Journal d'un graveur III, 1975
Medium: Etching with aquatint.
Signed and numbered by hand, No 74 of 75.
Size with frame H 79 X W 65.5 - Sheet Size: H 56 x W 76 cm
Joan Miró with his wide-ranging oeuvre, comprising strikingly original paintings, prints, ceramics, sculptures, metal engravings and murals, Catalan modernist Joan Miró was a critical force in moving 20th-century art toward complete abstraction. Although often considered an early Surrealist because of his nonobjective imagery and evocation of the subconscious, he defies neat categorisation. Miró’s identity is largely rooted in the city of his birth: Barcelona. To this day, a number of his public artworks can be found there, including the 72-foot-tall statue Dona i Ocell (Woman and Bird), 1983. Female and avian forms, along with bright colors and the theme of Catalan pride, are recurring elements in his work.

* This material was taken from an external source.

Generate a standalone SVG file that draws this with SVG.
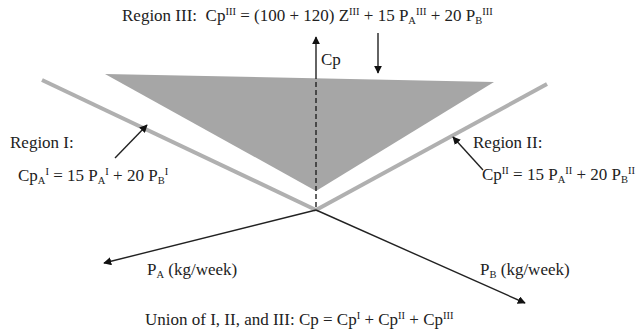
<svg xmlns="http://www.w3.org/2000/svg" width="643" height="331" viewBox="0 0 643 331">
<defs>
<marker id="ah" viewBox="0 0 10 10" refX="9" refY="5" markerWidth="8" markerHeight="8" markerUnits="userSpaceOnUse" orient="auto"><path d="M0,0 L10,5 L0,10 z" fill="#111"/></marker>
</defs>
<style>
text{font-family:"Liberation Serif","Times New Roman",serif;font-size:17px;fill:#222}
.s{font-size:10.5px}
.ax{stroke:#222;stroke-width:1.4;fill:none}
.gl{stroke:#b0b0b0;stroke-width:4;fill:none}
</style>
<rect width="643" height="331" fill="#fff"/>
<g id="regionIII-plane"><polygon points="105,74 494,82 316,191" fill="#a6a6a6"/></g>
<g id="regionI-line"><line class="gl" x1="42" y1="80" x2="316" y2="210"/></g>
<g id="regionII-line"><line class="gl" x1="547" y1="84" x2="316" y2="210"/></g>
<g id="connectors">
<line class="ax" x1="316" y1="74" x2="316" y2="37" marker-end="url(#ah)"/>
<line class="ax" x1="316" y1="74" x2="316" y2="210" stroke-dasharray="5,3"/>
<line class="ax" x1="316" y1="210" x2="104" y2="263" marker-end="url(#ah)"/>
<line class="ax" x1="316" y1="210" x2="525" y2="303" marker-end="url(#ah)"/>
<line class="ax" x1="378" y1="33" x2="378" y2="73" marker-end="url(#ah)"/>
<line class="ax" x1="115" y1="158" x2="147" y2="125" marker-end="url(#ah)"/>
<line class="ax" x1="483" y1="170" x2="453" y2="137" marker-end="url(#ah)"/>
</g>
<g id="title"><text x="122" y="21">Region III:&#160; Cp<tspan class="s" dy="-6">III</tspan><tspan dy="6"> = (100 + 120) Z</tspan><tspan class="s" dy="-6">III</tspan><tspan dy="6"> + 15 P</tspan><tspan class="s" dy="3">A</tspan><tspan class="s" dy="-9">III</tspan><tspan dy="6"> + 20 P</tspan><tspan class="s" dy="3">B</tspan><tspan class="s" dy="-9">III</tspan></text></g>
<g id="cp-label"><text x="321" y="65">Cp</text></g>
<g id="regionI"><text x="10" y="148">Region I:</text>
<text x="18" y="181">Cp<tspan class="s" dy="3">A</tspan><tspan class="s" dy="-9">I</tspan><tspan dy="6"> = 15 P</tspan><tspan class="s" dy="3">A</tspan><tspan class="s" dy="-9">I</tspan><tspan dy="6"> + 20 P</tspan><tspan class="s" dy="3">B</tspan><tspan class="s" dy="-9">I</tspan></text></g>
<g id="regionII"><text x="473" y="148">Region II:</text>
<text x="482" y="180">Cp<tspan class="s" dy="-6">II</tspan><tspan dy="6"> = 15 P</tspan><tspan class="s" dy="3">A</tspan><tspan class="s" dy="-9">II</tspan><tspan dy="6"> + 20 P</tspan><tspan class="s" dy="3">B</tspan><tspan class="s" dy="-9">II</tspan></text></g>
<g id="pa-label"><text x="147" y="275">P<tspan class="s" dy="3">A</tspan><tspan dy="-3"> (kg/week)</tspan></text></g>
<g id="pb-label"><text x="480" y="275">P<tspan class="s" dy="3">B</tspan><tspan dy="-3"> (kg/week)</tspan></text></g>
<g id="union"><text x="145" y="325">Union of I, II, and III: Cp = Cp<tspan class="s" dy="-6">I</tspan><tspan dy="6"> + Cp</tspan><tspan class="s" dy="-6">II</tspan><tspan dy="6"> + Cp</tspan><tspan class="s" dy="-6">III</tspan></text></g>
</svg>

The radical visual world Miró created with his expressive lines, signature symbols and biomorphic shapes influenced such American Abstract Expressionists as Jackson Pollock and Color Field painters like Mark Rothko and Barnett Newman. Mirò continued to work and experiment until his death at the age of 90 in 1983. Five years before that, he was quoted saying, “I painted these paintings in a frenzy, with real violence so that people will know that I am alive, that I’m breathing, that I still have a few more places to go. I’m heading in new directions.”